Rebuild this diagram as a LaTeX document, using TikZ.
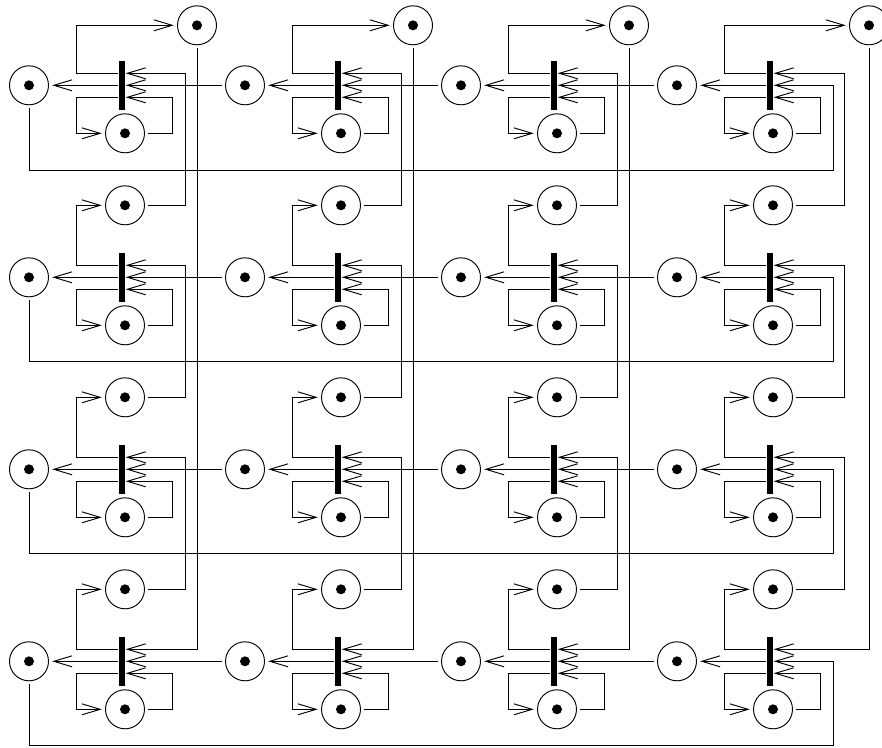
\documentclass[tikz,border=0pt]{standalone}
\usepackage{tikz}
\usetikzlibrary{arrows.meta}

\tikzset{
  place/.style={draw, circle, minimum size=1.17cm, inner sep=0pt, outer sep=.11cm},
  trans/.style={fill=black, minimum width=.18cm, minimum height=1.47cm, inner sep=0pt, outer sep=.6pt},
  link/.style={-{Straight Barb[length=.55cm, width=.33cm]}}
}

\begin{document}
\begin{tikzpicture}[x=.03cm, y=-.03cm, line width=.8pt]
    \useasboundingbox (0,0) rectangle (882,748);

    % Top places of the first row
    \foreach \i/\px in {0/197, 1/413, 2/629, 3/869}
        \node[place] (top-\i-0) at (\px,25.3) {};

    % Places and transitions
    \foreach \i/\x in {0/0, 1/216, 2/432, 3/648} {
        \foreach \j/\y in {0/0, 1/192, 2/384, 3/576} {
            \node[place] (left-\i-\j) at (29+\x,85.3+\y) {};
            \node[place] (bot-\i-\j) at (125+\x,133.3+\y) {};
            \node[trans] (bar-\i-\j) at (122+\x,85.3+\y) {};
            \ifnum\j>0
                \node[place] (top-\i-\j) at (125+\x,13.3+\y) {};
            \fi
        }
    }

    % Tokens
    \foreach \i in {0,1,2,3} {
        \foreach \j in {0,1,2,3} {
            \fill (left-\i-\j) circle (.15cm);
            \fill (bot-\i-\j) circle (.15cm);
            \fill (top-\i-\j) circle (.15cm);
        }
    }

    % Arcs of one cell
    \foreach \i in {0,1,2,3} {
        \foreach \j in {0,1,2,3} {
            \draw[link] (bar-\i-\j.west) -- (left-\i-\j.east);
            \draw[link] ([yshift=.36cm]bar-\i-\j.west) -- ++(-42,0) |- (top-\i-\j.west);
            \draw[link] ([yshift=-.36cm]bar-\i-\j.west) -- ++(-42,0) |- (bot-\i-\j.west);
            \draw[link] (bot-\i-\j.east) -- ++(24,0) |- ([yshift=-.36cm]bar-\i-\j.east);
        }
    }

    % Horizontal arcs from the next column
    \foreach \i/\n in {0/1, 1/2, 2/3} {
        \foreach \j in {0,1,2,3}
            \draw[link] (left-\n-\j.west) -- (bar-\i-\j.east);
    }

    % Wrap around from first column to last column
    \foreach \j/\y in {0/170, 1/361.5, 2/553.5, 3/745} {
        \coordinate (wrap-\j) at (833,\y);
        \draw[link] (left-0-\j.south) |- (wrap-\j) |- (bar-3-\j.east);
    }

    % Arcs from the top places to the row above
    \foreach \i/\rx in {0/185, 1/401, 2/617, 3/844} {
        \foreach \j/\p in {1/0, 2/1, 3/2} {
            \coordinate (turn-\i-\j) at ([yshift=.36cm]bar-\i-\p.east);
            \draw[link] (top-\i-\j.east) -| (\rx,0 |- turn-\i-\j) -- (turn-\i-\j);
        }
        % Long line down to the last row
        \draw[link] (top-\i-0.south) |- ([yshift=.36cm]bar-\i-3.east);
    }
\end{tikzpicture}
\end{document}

--

**Exercise task:** Repeat verbatim all the material, but not the pictures.

**Answer to this problem:**
Rebuild this diagram as a LaTeX document, using TikZ.
\documentclass[tikz,border=0pt]{standalone}
\usepackage{tikz}
\usetikzlibrary{arrows.meta}

\tikzset{
  place/.style={draw, circle, minimum size=1.17cm, inner sep=0pt, outer sep=.11cm},
  trans/.style={fill=black, minimum width=.18cm, minimum height=1.47cm, inner sep=0pt, outer sep=.6pt},
  link/.style={-{Straight Barb[length=.55cm, width=.33cm]}}
}

\begin{document}
\begin{tikzpicture}[x=.03cm, y=-.03cm, line width=.8pt]
    \useasboundingbox (0,0) rectangle (882,748);

    % Top places of the first row
    \foreach \i/\px in {0/197, 1/413, 2/629, 3/869}
        \node[place] (top-\i-0) at (\px,25.3) {};

    % Places and transitions
    \foreach \i/\x in {0/0, 1/216, 2/432, 3/648} {
        \foreach \j/\y in {0/0, 1/192, 2/384, 3/576} {
            \node[place] (left-\i-\j) at (29+\x,85.3+\y) {};
            \node[place] (bot-\i-\j) at (125+\x,133.3+\y) {};
            \node[trans] (bar-\i-\j) at (122+\x,85.3+\y) {};
            \ifnum\j>0
                \node[place] (top-\i-\j) at (125+\x,13.3+\y) {};
            \fi
        }
    }

    % Tokens
    \foreach \i in {0,1,2,3} {
        \foreach \j in {0,1,2,3} {
            \fill (left-\i-\j) circle (.15cm);
            \fill (bot-\i-\j) circle (.15cm);
            \fill (top-\i-\j) circle (.15cm);
        }
    }

    % Arcs of one cell
    \foreach \i in {0,1,2,3} {
        \foreach \j in {0,1,2,3} {
            \draw[link] (bar-\i-\j.west) -- (left-\i-\j.east);
            \draw[link] ([yshift=.36cm]bar-\i-\j.west) -- ++(-42,0) |- (top-\i-\j.west);
            \draw[link] ([yshift=-.36cm]bar-\i-\j.west) -- ++(-42,0) |- (bot-\i-\j.west);
            \draw[link] (bot-\i-\j.east) -- ++(24,0) |- ([yshift=-.36cm]bar-\i-\j.east);
        }
    }

    % Horizontal arcs from the next column
    \foreach \i/\n in {0/1, 1/2, 2/3} {
        \foreach \j in {0,1,2,3}
            \draw[link] (left-\n-\j.west) -- (bar-\i-\j.east);
    }

    % Wrap around from first column to last column
    \foreach \j/\y in {0/170, 1/361.5, 2/553.5, 3/745} {
        \coordinate (wrap-\j) at (833,\y);
        \draw[link] (left-0-\j.south) |- (wrap-\j) |- (bar-3-\j.east);
    }

    % Arcs from the top places to the row above
    \foreach \i/\rx in {0/185, 1/401, 2/617, 3/844} {
        \foreach \j/\p in {1/0, 2/1, 3/2} {
            \coordinate (turn-\i-\j) at ([yshift=.36cm]bar-\i-\p.east);
            \draw[link] (top-\i-\j.east) -| (\rx,0 |- turn-\i-\j) -- (turn-\i-\j);
        }
        % Long line down to the last row
        \draw[link] (top-\i-0.south) |- ([yshift=.36cm]bar-\i-3.east);
    }
\end{tikzpicture}
\end{document}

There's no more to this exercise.